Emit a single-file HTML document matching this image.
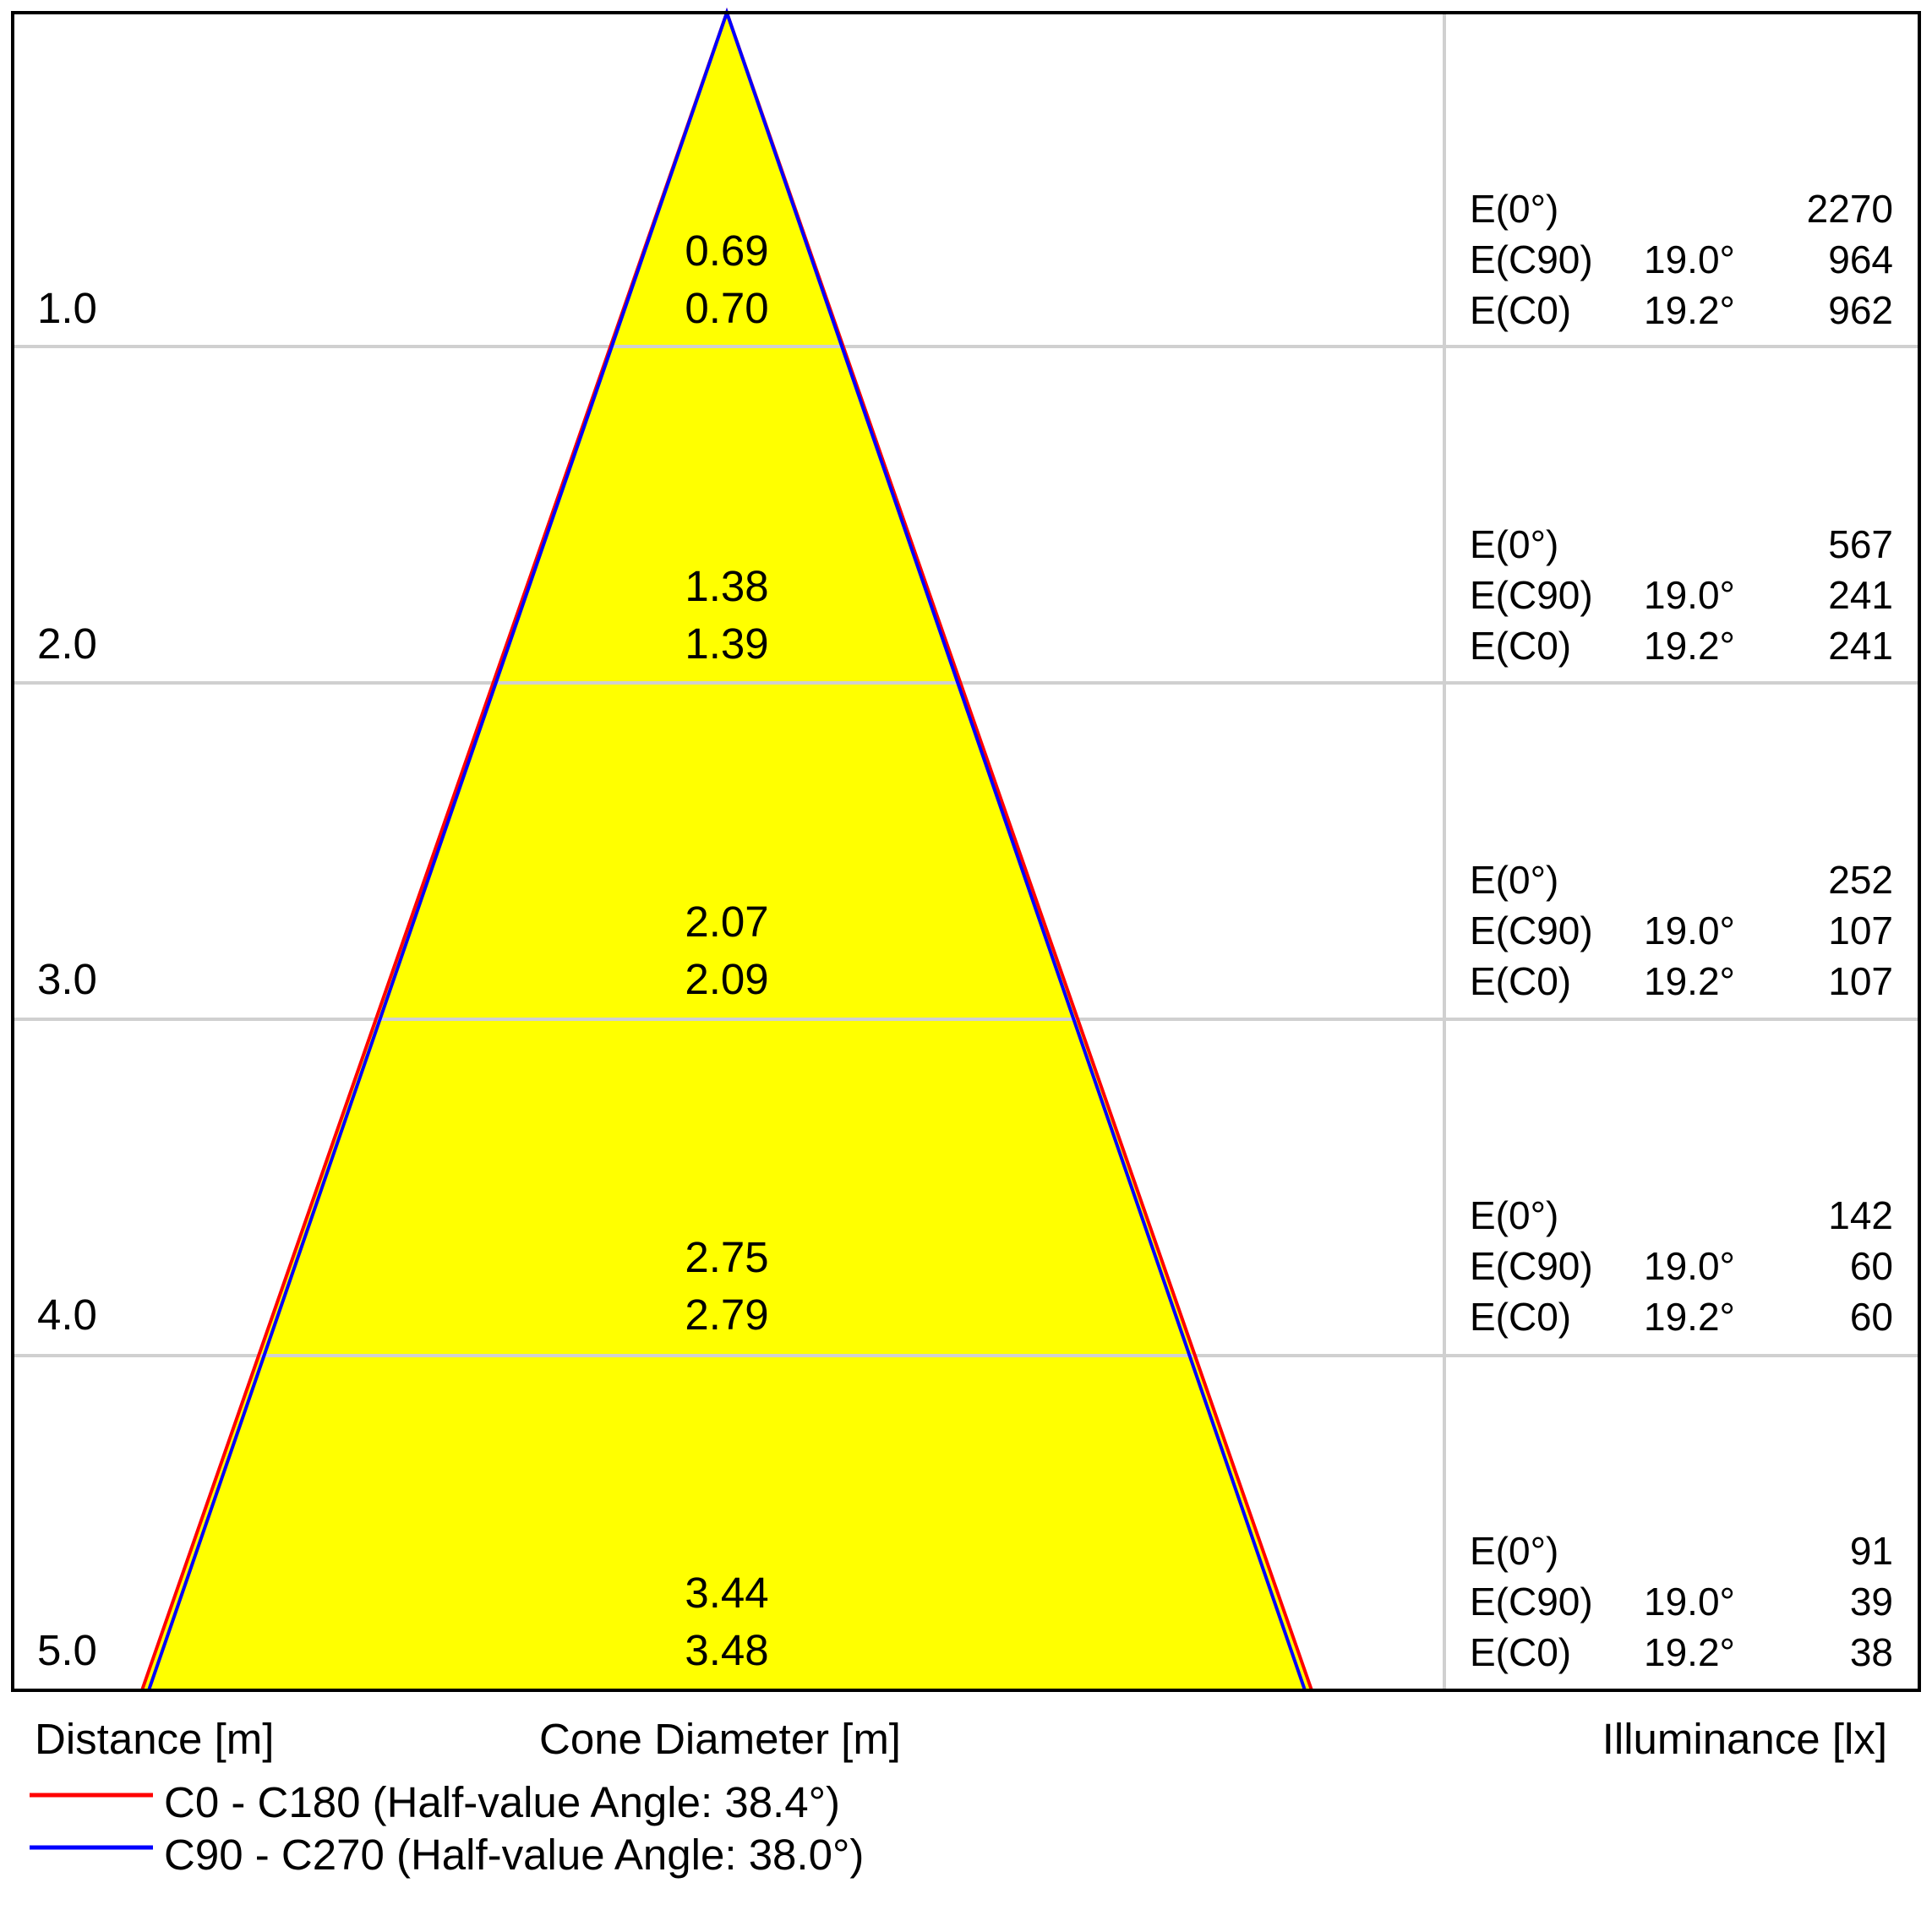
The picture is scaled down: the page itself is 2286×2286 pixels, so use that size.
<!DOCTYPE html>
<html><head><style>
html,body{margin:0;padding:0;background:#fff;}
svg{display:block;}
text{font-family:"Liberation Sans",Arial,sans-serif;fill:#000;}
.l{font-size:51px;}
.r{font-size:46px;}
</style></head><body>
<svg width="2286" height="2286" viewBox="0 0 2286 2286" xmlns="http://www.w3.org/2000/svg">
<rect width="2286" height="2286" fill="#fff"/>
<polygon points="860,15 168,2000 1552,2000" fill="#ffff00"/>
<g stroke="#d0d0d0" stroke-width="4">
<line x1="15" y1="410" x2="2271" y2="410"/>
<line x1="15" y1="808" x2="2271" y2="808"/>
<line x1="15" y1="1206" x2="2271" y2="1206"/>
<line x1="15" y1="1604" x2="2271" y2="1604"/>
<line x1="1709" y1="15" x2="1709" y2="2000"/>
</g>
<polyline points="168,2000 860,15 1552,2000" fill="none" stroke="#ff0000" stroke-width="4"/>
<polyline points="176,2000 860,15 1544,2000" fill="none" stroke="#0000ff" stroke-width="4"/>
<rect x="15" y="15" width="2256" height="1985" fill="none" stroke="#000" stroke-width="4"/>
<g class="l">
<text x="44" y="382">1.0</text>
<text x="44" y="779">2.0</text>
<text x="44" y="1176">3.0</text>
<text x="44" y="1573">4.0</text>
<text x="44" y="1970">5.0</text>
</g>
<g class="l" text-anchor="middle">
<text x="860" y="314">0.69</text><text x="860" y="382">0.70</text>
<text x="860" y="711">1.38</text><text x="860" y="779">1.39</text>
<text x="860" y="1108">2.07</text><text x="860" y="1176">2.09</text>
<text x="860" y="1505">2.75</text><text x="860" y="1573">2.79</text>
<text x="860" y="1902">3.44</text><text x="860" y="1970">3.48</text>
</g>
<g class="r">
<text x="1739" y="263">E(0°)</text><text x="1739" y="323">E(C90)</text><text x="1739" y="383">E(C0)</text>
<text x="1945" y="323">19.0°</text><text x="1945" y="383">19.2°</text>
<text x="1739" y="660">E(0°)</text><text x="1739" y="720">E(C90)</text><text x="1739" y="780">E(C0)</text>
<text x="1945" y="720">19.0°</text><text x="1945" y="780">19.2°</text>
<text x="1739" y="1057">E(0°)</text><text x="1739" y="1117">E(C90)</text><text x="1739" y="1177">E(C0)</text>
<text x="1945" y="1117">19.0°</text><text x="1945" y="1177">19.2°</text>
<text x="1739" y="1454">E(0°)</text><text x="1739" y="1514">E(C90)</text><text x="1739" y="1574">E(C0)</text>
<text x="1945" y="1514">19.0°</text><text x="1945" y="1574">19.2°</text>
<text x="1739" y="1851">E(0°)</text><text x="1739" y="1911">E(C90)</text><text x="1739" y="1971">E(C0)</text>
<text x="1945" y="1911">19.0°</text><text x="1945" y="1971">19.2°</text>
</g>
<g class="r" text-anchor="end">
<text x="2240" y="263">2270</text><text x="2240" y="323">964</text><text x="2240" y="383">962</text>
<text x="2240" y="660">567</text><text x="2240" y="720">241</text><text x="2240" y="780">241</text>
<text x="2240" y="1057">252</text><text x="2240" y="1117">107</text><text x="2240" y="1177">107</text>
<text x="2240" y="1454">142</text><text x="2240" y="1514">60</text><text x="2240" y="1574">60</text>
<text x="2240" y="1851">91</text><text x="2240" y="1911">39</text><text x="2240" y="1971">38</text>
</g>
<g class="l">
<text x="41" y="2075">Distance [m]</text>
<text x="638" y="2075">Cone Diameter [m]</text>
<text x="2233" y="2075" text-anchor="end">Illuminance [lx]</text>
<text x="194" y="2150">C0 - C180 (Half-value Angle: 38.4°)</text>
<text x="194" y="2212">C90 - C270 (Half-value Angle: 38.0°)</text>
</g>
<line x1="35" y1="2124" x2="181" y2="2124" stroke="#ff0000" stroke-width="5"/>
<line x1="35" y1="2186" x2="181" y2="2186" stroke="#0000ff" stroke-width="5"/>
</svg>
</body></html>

☆ ☆ ☆ ☆ ☆

Return all lines containing the word "size".

WRITTEN REPLY –
The picture is scaled down: the page itself is 2286×2286 pixels, so use that size.
.l{font-size:51px;}
.r{font-size:46px;}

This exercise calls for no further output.